Per un’ora e mezza lo spettatore resta abbagliato dal cromatismo che insiste sulle tinte del verde erbaceo, che nelle tele di Hopper è spesso attribuito alle pareti, e qui si ripete negli abiti delle signore della upper class, nei divani e nelle luci dei bar; del rosso, il rosso delle labbra di Cathy (o anche di Carol), dei suoi abiti e il rosso delle foglie autunnali, e infine il giallo, soprattutto quello dei lampioni per strada, o della luce negli interni, che nei chiaroscuri della notte accende qualche speranza di salvezza. Haynes è capace in questo film, così come ha fatto anni dopo in Carol, di tratteggiare un affresco impietoso della comunità umana, proprio grazie allo stridio del suo ritratto figurativamente elegante. E non è di sicuro una coincidenza vedere Frank/Dennis Quaid seduto a bere in un bar molto simile a quello tristemente popolato dai Nottambuli (1942) di Hopper, o che il film si apra con una carrellata sulla casa dei protagonisti, che pare proprio quella di Second Story Sunlight (1960).
Tutta la pellicola si sviluppa tra spazi chiusi (la stazione di polizia, il salotto all’americana pieno di scale e scalinate, l’ufficio) che rimandano inequivocabilmente agli interni anonimi e soffocanti e alla luce fredda di Edward Hopper. E il disagio sottile e persistente che si prova nella visione forse è proprio l’indizio di un crescente ed inguaribile straniamento da una realtà che siamo incapaci di accettare come nostra e definitiva.

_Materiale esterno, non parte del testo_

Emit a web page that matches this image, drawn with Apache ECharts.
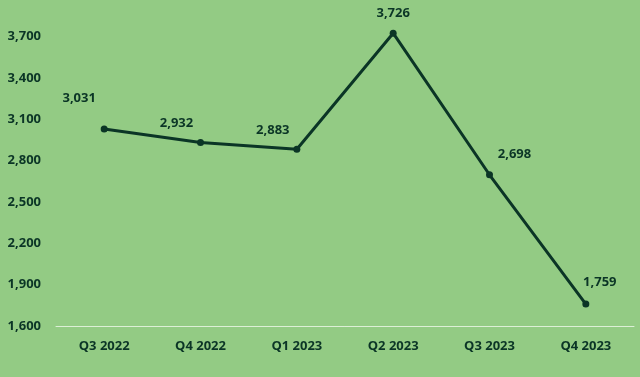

Proprio come Hopper nelle sue immagini si soffermava su un particolare apparentemente insignificante (una lampada accesa , una donna che cuce, una finestra socchiusa, una scalinata) per scovarne una poetica più profonda e sottile, qui Haynes è interessato a quello che non cambia. Sotto la coltre della perfezione ostentata, e di una bellezza acclamata egli indaga e smaschera l’orrore del sistema, riconfermando la poetica (e l’estetica) del suo cinema in un gesto: la mano sulla spalla. Quella che Cathy allunga sulla spalla di Raymond/ Dennis Haysbert, stabilendo il contatto con l’altro mondo “nero”, la stessa che Carol indugia su quella di Therese. Una autentica dichiarazione di amore e di accettazione in un mondo di inaudita finzione.